Официанты шли белой цепью и несли шипящую на углях поджарку, шашлыки на длинных шпагах и истекающую соком колбасу по-извозчичьи.
ФИЗИОНОМИКА
— В тот день я очень торопился, неосторожно заехал колесом на осевую и не заметил, что за мной нарочно едет и наблюдает милицейская машина. Она обогнала меня и дала знак — остановиться. Из машины, как куколка, вышел красавец майор с ангельским лицом, в новом габардиновом плаще и щегольских начищенных сапожках.
— А ведь придется вас послать на экзамены, — сказал майор.
— Извините, но если бы вы знали, товарищ майор, куда я торопился! — пытался я перевести разговор на легкомысленные рельсы. Но это успеха не имело.
— Придется, придется, — сказал майор и кликнул кого-то.
Из машины неохотно вылез капитан с лицом кинематографического злодея — низкий лоб, перекошенная шрамом щека.
— Капитан, есть у вас направление на экзамен? — спросил майор.
Капитан мрачно глядел в сторону:
— Нет..
— Ваше счастье, — сказал мне майор. — Ну что же, сделаем прокол.
— Надо так надо, — покорно сказал я, протягивая талон.
— Капитан, есть у вас компостер?
— Есть, — так же мрачно, глядя в сторону, сказал капитан.

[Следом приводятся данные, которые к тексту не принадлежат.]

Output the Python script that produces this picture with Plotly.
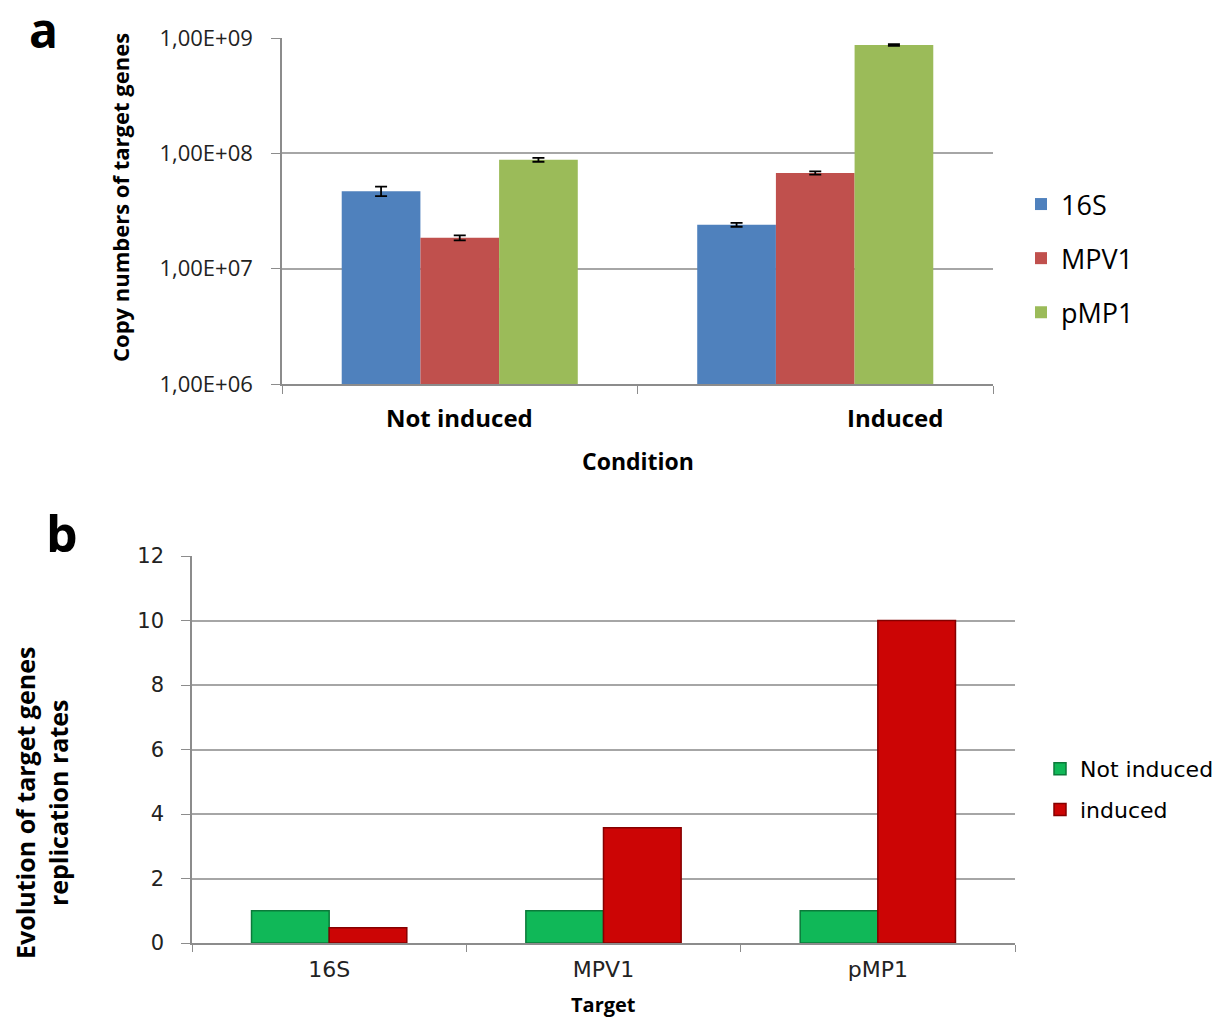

В это время заморосил дождик, и красавец майор юркнул в машину.
— Пробейте там, капитан!
Капитан-злодей вынул из кармана компостер и все так же мрачно, глядя в сторону, тихо сказал мне:
— Пробью тебе мимо. — И как бы с усилием нажимая на компостер, он щелкнул впустую.
Рассказчик — старый тертый автомобилист — вздохнул:
— Иди после этого верь в физиономику.
ВОВА
Я познакомился с ним на юге в санатории угольщиков.
Вова был дородный, толстогубый, кучерявый блондин, лет двадцати восьми, с холеной бородкой, борцовым разворотом плеч и железной переносицей.
Он один занимал литерную комнату, большую, солнечную, с балконом на море, и еду на подносах, под крахмальными салфетками, ему носили в номер официантки в ангельских наколках, и тогда оттуда слышался Вовин селадонный бас и затем хихиканье, будто Вова их щекотал, и они выходили раскрасневшиеся и счастливые минутой полнокровной жизни.
Вова с каким-то коллекционным интересом вербовал своих поклонниц всюду — в санатории, на пляже, в городе, но больше двух дней ни с одной не встречался, а они поджидали его на углах и устраивали скоротечные курортные скандалы, крича: «Сачколов!», и Вова печалился и говорил: «Неразумная бабенция».
За месяц на моих глазах прошла череда брюнеток, блондинок, рыжих и платиново-седых, тощих и тучных, молоденьких девочек, которых Вова небрежно называл «ватрушки», и пожилых матрон, которым Вова говорил «мамочка».